Thuistezien 95 — 28.07.2020

Rites of Passage V
A Diary

Dear A.,
It is raining tonight. Yesterday I was walking home from the movies. I crossed the street and approached my house, when on the right side of the street the green park appeared. Silent and dense, it stood quietly. Immediately I felt the cold ground and the little drops that moistened the air on my body. I didn't expect the temperature change to be so present. Cold and silent, calm.
I understand Raimundas. Writing is melancholic, the words too fast; the sentence too slow. The memory detached from reality, the present so fragile, losing touch with its narrative, losing itself in the tunnel-vision of the pen that couldn't keep up. Writing is tearing yourself apart. Always on the edge of drowning in itself.
We can make rules in order to brake them. As a character, an alter-ego, we can ignore the multi-faceted experience of everything collected in ‘I’ and take one narrative, make some extra up and forget about the responsibility of the author of a diary.

The present situation was totally unimaginable just a few months ago, and shows both an unprecedented rise of state control over the public sphere and an inspiring example of what can be achieved if humanity is united in a common cause.
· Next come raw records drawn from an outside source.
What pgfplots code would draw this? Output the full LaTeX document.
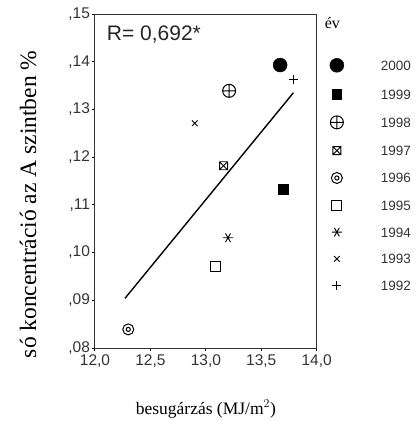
\documentclass[border=0pt]{standalone}
\usepackage{fontspec}
\setmainfont{Liberation Serif}
\newfontfamily\arial{Liberation Sans}
\usepackage{pgfplots}
\pgfplotsset{compat=1.18}
\pgfdeclareplotmark{boxx}{%
 \pgfpathrectangle{\pgfpoint{-\pgfplotmarksize}{-\pgfplotmarksize}}{\pgfpoint{2\pgfplotmarksize}{2\pgfplotmarksize}}%
 \pgfpathmoveto{\pgfpoint{-\pgfplotmarksize}{-\pgfplotmarksize}}\pgfpathlineto{\pgfpoint{\pgfplotmarksize}{\pgfplotmarksize}}%
 \pgfpathmoveto{\pgfpoint{-\pgfplotmarksize}{\pgfplotmarksize}}\pgfpathlineto{\pgfpoint{\pgfplotmarksize}{-\pgfplotmarksize}}%
 \pgfusepathqstroke}
\pgfdeclareplotmark{bullseye}{%
 \pgfpathcircle{\pgfpointorigin}{\pgfplotmarksize}\pgfusepathqstroke
 \pgfpathcircle{\pgfpointorigin}{0.38\pgfplotmarksize}\pgfusepathqstroke}
\begin{document}
\begin{tikzpicture}
\useasboundingbox (-95pt,-73pt) rectangle (322pt,348pt);
\begin{axis}[
  at={(0,0)}, anchor=south west,
  scale only axis, width=221.7pt, height=334pt,
  xmin=12, xmax=14, ymin=0.08, ymax=0.15,
  xtick={12,12.5,13,13.5,14},
  xticklabels={{12,0},{12,5},{13,0},{13,5},{14,0}},
  ytick={0.08,0.09,0.10,0.11,0.12,0.13,0.14,0.15},
  yticklabels={{,08},{,09},{,10},{,11},{,12},{,13},{,14},{,15}},
  tick style={black, line width=1pt},
  tick align=outside, major tick length=3pt,
  xtick pos=bottom, ytick pos=left,
  axis line style={black!80, line width=1pt},
  ticklabel style={font=\arial\fontsize{15.5}{15.5}\selectfont, text=black!80},
  yticklabel style={xshift=1.5pt},
  xticklabel style={yshift=0pt},
  xlabel={besugárzás (MJ/m$^{2}$)},
  xlabel style={font=\fontsize{17.5}{18}\selectfont, at={(axis description cs:0.5,0)}, anchor=center, yshift=-61pt},
  ylabel={só koncentráció az A szintben \%},
  ylabel style={font=\fontsize{23.5}{24}\selectfont, at={(axis description cs:-0.302,0.43)}, anchor=center},
  legend style={draw=none, fill=none, at={(rel axis cs:1.045,0.874)}, anchor=north west,
    font=\arial\fontsize{13.5}{13.5}\selectfont, text=black!80,
    row sep=16.8pt,
    nodes={inner sep=0pt, text height=10pt, text depth=0pt},
    /tikz/every odd column/.append style={column sep=37pt}},
  legend cell align=left,
  clip=false,
]
\addplot[only marks, mark=*, mark size=7pt, black] coordinates {(13.67,0.1393)};
\addlegendentry{2000}
\addplot[only marks, mark=square*, mark size=4.8pt, black] coordinates {(13.70,0.1133)};
\addlegendentry{1999}
\addplot[only marks, mark=oplus, mark size=6.5pt, black, line width=1pt] coordinates {(13.21,0.1339)};
\addlegendentry{1998}
\addplot[only marks, mark=boxx, mark size=4pt, black, line width=0.9pt] coordinates {(13.16,0.1182)};
\addlegendentry{1997}
\addplot[only marks, mark=bullseye, mark size=5.5pt, black, line width=1pt] coordinates {(12.30,0.0839)};
\addlegendentry{1996}
\addplot[only marks, mark=square, mark size=5pt, black, line width=1.1pt] coordinates {(13.09,0.0970)};
\addlegendentry{1995}
\addplot[only marks, mark=asterisk, mark size=5pt, black, line width=0.9pt, mark options={rotate=90}] coordinates {(13.20,0.1031)};
\addlegendentry{1994}
\addplot[only marks, mark=x, mark size=4pt, black, line width=1pt] coordinates {(12.90,0.1271)};
\addlegendentry{1993}
\addplot[only marks, mark=+, mark size=4.5pt, black, line width=1pt] coordinates {(13.79,0.1362)};
\addlegendentry{1992}
\addplot[black, line width=1.4pt, forget plot] coordinates {(12.27,0.0904) (13.79,0.1335)};
\node[anchor=west, inner sep=0pt, font=\arial\fontsize{21}{21}\selectfont, text=black!85] at (rel axis cs:0.053,0.939) {R= 0,692*};
\node[anchor=west, inner sep=0pt, font=\fontsize{16}{16}\selectfont] at (rel axis cs:1.036,0.973) {év};
\end{axis}
\end{tikzpicture}
\end{document}
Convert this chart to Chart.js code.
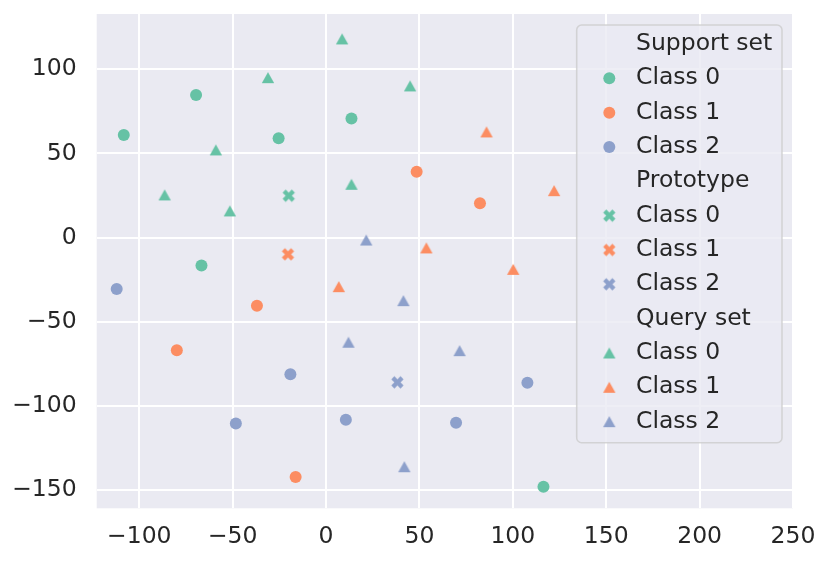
<!DOCTYPE html>
<html>
<head>
<meta charset="utf-8">
<script src="https://cdn.jsdelivr.net/npm/chart.js@4/dist/chart.umd.min.js"></script>
<style>
html,body{margin:0;padding:0;background:#fff;}
#wrap{width:830px;height:562px;}
</style>
</head>
<body>
<div id="wrap"><canvas id="c" width="830" height="562"></canvas></div>
<script>
// ---- data ----
const supportClass0 = [[-108.3,61.0],[-69.6,84.7],[-25.4,59.0],[13.6,70.7],[-66.7,-16.6],[116.4,-147.9]];
const supportClass1 = [[48.5,39.2],[82.4,20.4],[-37.0,-40.4],[-79.9,-66.9],[-16.3,-142.1]];
const supportClass2 = [[-112.1,-30.5],[-19.1,-81.1],[-48.3,-110.4],[10.6,-108.1],[107.8,-86.1],[69.6,-109.9]];
const prototypeClass0 = [[-20.0,24.9]];
const prototypeClass1 = [[-20.4,-9.9]];
const prototypeClass2 = [[38.2,-85.9]];
const queryClass0 = [[8.6,118.0],[-31.1,95.0],[45.0,90.1],[-59.0,52.1],[-86.4,25.4],[-51.5,15.9],[13.6,31.7]];
const queryClass1 = [[85.9,62.8],[122.1,27.9],[53.7,-6.1],[100.2,-18.8],[6.8,-29.1]];
const queryClass2 = [[21.5,-1.4],[41.4,-37.4],[12.0,-62.1],[41.9,-136.0],[71.5,-67.1]];
const classNames = ['Class 0','Class 1','Class 2'];
const groupNames = ['Support set','Prototype','Query set'];
const xTicks = [-100,-50,0,50,100,150,200,250];
const yTicks = [-150,-100,-50,0,50,100];

// ---- styles ----
const colors = ['#66c2a5','#fc8d62','#8da0cb'];
const FONT = '"DejaVu Sans", "Liberation Sans", sans-serif';
const FS = 23.5;
const TXT = '#262626';

function makeMarker(shape, color){
  const cv = document.createElement('canvas');
  const ctx = cv.getContext('2d');
  ctx.fillStyle = color;
  if (shape === 'tri'){
    cv.width = 14; cv.height = 13;
    ctx.fillStyle = color;
    ctx.beginPath();
    ctx.moveTo(7, 1); ctx.lineTo(13.2, 12); ctx.lineTo(0.8, 12); ctx.closePath();
    ctx.fill();
  } else {
    cv.width = 15; cv.height = 15;
    ctx.fillStyle = color;
    // filled X: a plus sign rotated by 45 degrees
    const s = 13, w = s/6, L = s/2, c = 7.5;
    const plus = [[w,w],[L,w],[L,-w],[w,-w],[w,-L],[-w,-L],[-w,-w],[-L,-w],[-L,w],[-w,w],[-w,L],[w,L]];
    const k = Math.SQRT1_2;
    ctx.beginPath();
    plus.forEach((p,i) => {
      const px = c + (p[0]-p[1])*k, py = c + (p[0]+p[1])*k;
      if (i===0) ctx.moveTo(px,py); else ctx.lineTo(px,py);
    });
    ctx.closePath();
    ctx.fill();
  }
  return cv;
}
const triMarkers = colors.map(c => makeMarker('tri', c));
const xMarkers = colors.map(c => makeMarker('x', c));

const toPts = arr => arr.map(p => ({x:p[0], y:p[1]}));
const supportSets = [supportClass0, supportClass1, supportClass2];
const protoSets = [prototypeClass0, prototypeClass1, prototypeClass2];
const querySets = [queryClass0, queryClass1, queryClass2];

const datasets = [];
supportSets.forEach((d,i) => datasets.push({label: groupNames[0]+' '+classNames[i], data: toPts(d),
  pointStyle:'circle', pointRadius:6, pointHoverRadius:6, backgroundColor: colors[i], borderWidth:0}));
protoSets.forEach((d,i) => datasets.push({label: groupNames[1]+' '+classNames[i], data: toPts(d),
  pointStyle: xMarkers[i], pointRadius:7, pointHoverRadius:7, backgroundColor: colors[i], borderWidth:0}));
querySets.forEach((d,i) => datasets.push({label: groupNames[2]+' '+classNames[i], data: toPts(d),
  pointStyle: triMarkers[i], pointRadius:7, pointHoverRadius:7, backgroundColor: colors[i], borderWidth:0}));

const bgPlugin = {
  id:'bg',
  beforeDraw(chart){
    const {ctx, chartArea:a} = chart;
    ctx.save(); ctx.fillStyle = '#eaeaf2';
    ctx.fillRect(a.left, a.top, a.right-a.left, a.bottom-a.top);
    ctx.restore();
  }
};

const legendPlugin = {
  id:'customLegend',
  afterDraw(chart){
    const ctx = chart.ctx;
    const bx = 576.7, by = 25, bw = 205.3, bh = 417.7, r = 5;
    ctx.save();
    ctx.beginPath();
    ctx.roundRect(bx, by, bw, bh, r);
    ctx.fillStyle = 'rgba(234,234,242,0.8)';
    ctx.fill();
    ctx.lineWidth = 1.5;
    ctx.strokeStyle = 'rgba(204,204,204,0.8)';
    ctx.stroke();
    ctx.font = FS + 'px ' + FONT;
    ctx.fillStyle = TXT;
    ctx.textBaseline = 'middle';
    ctx.textAlign = 'left';
    const textX = 636, markX = 609.3, y0 = 44, dy = 34.33;
    let row = 0;
    const styles = ['circle', xMarkers, triMarkers];
    groupNames.forEach((g, gi) => {
      ctx.fillStyle = TXT;
      ctx.fillText(g, textX, y0 + row*dy);
      row++;
      classNames.forEach((cn, ci) => {
        const y = y0 + row*dy;
        const st = gi === 0 ? 'circle' : styles[gi][ci];
        ctx.fillStyle = colors[ci];
        Chart.helpers.drawPoint(ctx, {pointStyle: st, radius: gi===0?6:7, borderWidth:0, rotation:0}, markX, y);
        ctx.fillStyle = TXT;
        ctx.fillText(cn, textX, y);
        row++;
      });
    });
    ctx.restore();
  }
};

const fmt = v => String(v).replace('-', '\u2212');

new Chart(document.getElementById('c'), {
  type:'scatter',
  data:{datasets},
  plugins:[bgPlugin, legendPlugin],
  options:{
    responsive:false,
    animation:false,
    layout:{padding:{left:0, right:37, top:14, bottom:0}},
    plugins:{legend:{display:false}, tooltip:{enabled:false}},
    scales:{
      x:{
        type:'linear', min:-122.8, max:250,
        afterBuildTicks(s){ s.ticks = xTicks.map(v => ({value:v})); },
        afterFit(s){ s.height = 562 - 508.3; s.paddingLeft = 0; s.paddingRight = 0; },
        grid:{color:'#ffffff', lineWidth:2, drawTicks:false},
        border:{display:false},
        ticks:{padding:14, color:TXT, font:{family:FONT, size:FS}, maxRotation:0, callback: fmt}
      },
      y:{
        type:'linear', min:-160.7, max:132.8,
        afterBuildTicks(s){ s.ticks = yTicks.map(v => ({value:v})); },
        afterFit(s){ s.width = 96.7; s.paddingTop = 0; s.paddingBottom = 0; },
        grid:{color:'#ffffff', lineWidth:2, drawTicks:false},
        border:{display:false},
        ticks:{padding:20, color:TXT, font:{family:FONT, size:FS}, callback: fmt}
      }
    }
  }
});
</script>
</body>
</html>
The global lockdown is a rite of passage of sorts – our society is at the crossroads of perhaps more compassionate times, and as people spend more time with themselves and their families, it also means a certain intensification of experience, which could bring about a change in the outlook and values. To celebrate this transition and offer some mirroring, Annastate residents are issuing a video-broadcasting series combining video and performance with the readings of works of Lithuanian writer Raimundas Malašauskas.

Annastate would like to thank Stroom for the support of the project, PageNotFound for the informational support, Raimundas Malasauskas for his interest in collaboration and West for the guidance and platform.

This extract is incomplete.